Haben Sie Ihre Erfahrungen der vergangenen Jahre im neuen Album verarbeitet?

 Auf jeden Fall. Früher habe ich mit vielen schädlichen Sachen herumexperimentiert, die mich ziemlich aus der Bahn geworfen haben. Darum geht es beispielsweise in dem Stück "With Teeth".

 Das Album ist aber überraschend poppig geworden

 Ich weiß auch nicht, warum das dabei herausgekommen ist. Alles, was ich sagen kann, ist, dass ich nicht an dieses Album mit dem Anspruch herangegangen bin, meine Karriere wieder zu beleben. Es ging nicht darum, Zeit wieder aufzuholen, sondern darum, ein ehrliches Album zu machen. Ich wollte sehen, ob ich überhaupt noch in der Lage dazu bin. Der größte Katalysator im Entstehungsprozess war die Idee, wieder mit Demos zu arbeiten, wie ich es schon 1995 für das Album "Pretty Hate Machine" gemacht habe. Damals arbeitete ich mit Sound-Collagen, und manchmal kam dabei ein Song heraus. Diesmal wollte ich mit Worten, Stimmen und Melodien beginnen. Ich setzte mir zudem die Regel, alle zehn Tage zwei Songs fertig zu haben und erlaubte mir nicht, mich in Nebenschauplatzen zu verlieren.

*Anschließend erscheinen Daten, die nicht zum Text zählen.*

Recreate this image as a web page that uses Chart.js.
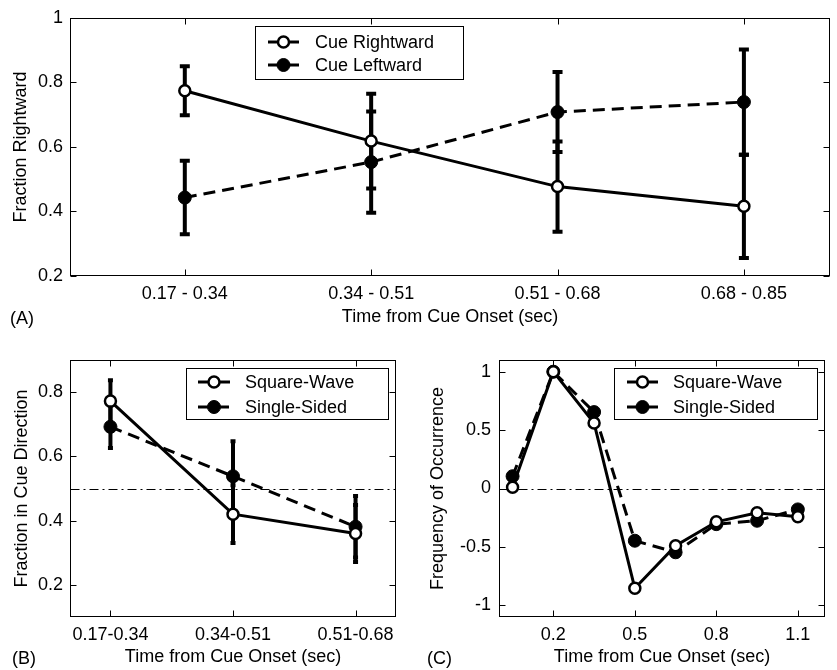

Dabei kamen mehr richtige Songs als Geräuschlandschaften zusammen.

 Fühlen Sie sich durch die Erfahrung des Neuanfangs wie neu geboren?

 Sie haben Recht, aber ich mag diesen Ausdruck nicht, weil er mich an bibelschwingende Idioten erinnert. Aber ganz bestimmt habe ich einen ganzen Schrank voll mit Problemen mit mir rumgeschleppt, den ich jetzt ausgeräumt habe. Fragen Sie mich in ein paar Tagen noch mal, und wir sehen, was denn ist.

 Sie sollen die Musik für sich neu entdeckt haben, als Sie Johnny Cashs Version von "Hurt" hörten. Was hat Sie daran so berührt?

 Rick Rubin hatte mich gefragt, was ich davon halten würde, wenn Johnny Cash den Song covern würde. Als ich ihn dann ein paar Wochen später hörte, war ich in einer zynischen Stimmung und fand seine Interpretation nicht besonders. Ich meine: Hier war Johnny Cash, der meinen ganz persönlichen Song mit seiner gigantischen Stimme sang. Das verletzte merkwürdigerweise irgendwie meine Intimsphäre. Als ich aber später das Video dazu sah, hat es mich völlig umgehauen. Ich bekam eine Gänsehaut, und mir stiegen Tränen in die Augen. Das war zu einer Zeit, als ich mich schon wieder wie ein Mensch fühlte, aber nicht sicher war, ob ich in der Lage sein würde Musik zu machen. Diese Situation hat mir gezeigt, wie stark Musik sein kann. Man könnte sogar sagen, dass Cashs Version die Bessere ist.

 Ein Song des neuen Albums heißt "Right Where lt Belongs". Der Text scheint sich auf die Thematik des Films "Matrix" zu beziehen, Ist er aus der Perspektive eines Drogensüchtigen heraus geschrieben, der nicht weiß, ob die Welt wirklich existiert oder nicht?

 Ich bin ein Drogenabhängiger. (lacht) Also wird es schon etwas damit zu tun haben. Vielleicht spielte aber auch rein, dass ich zu der Zeit, in der das Stück entstand, viel von Bob Dylan gehört habe.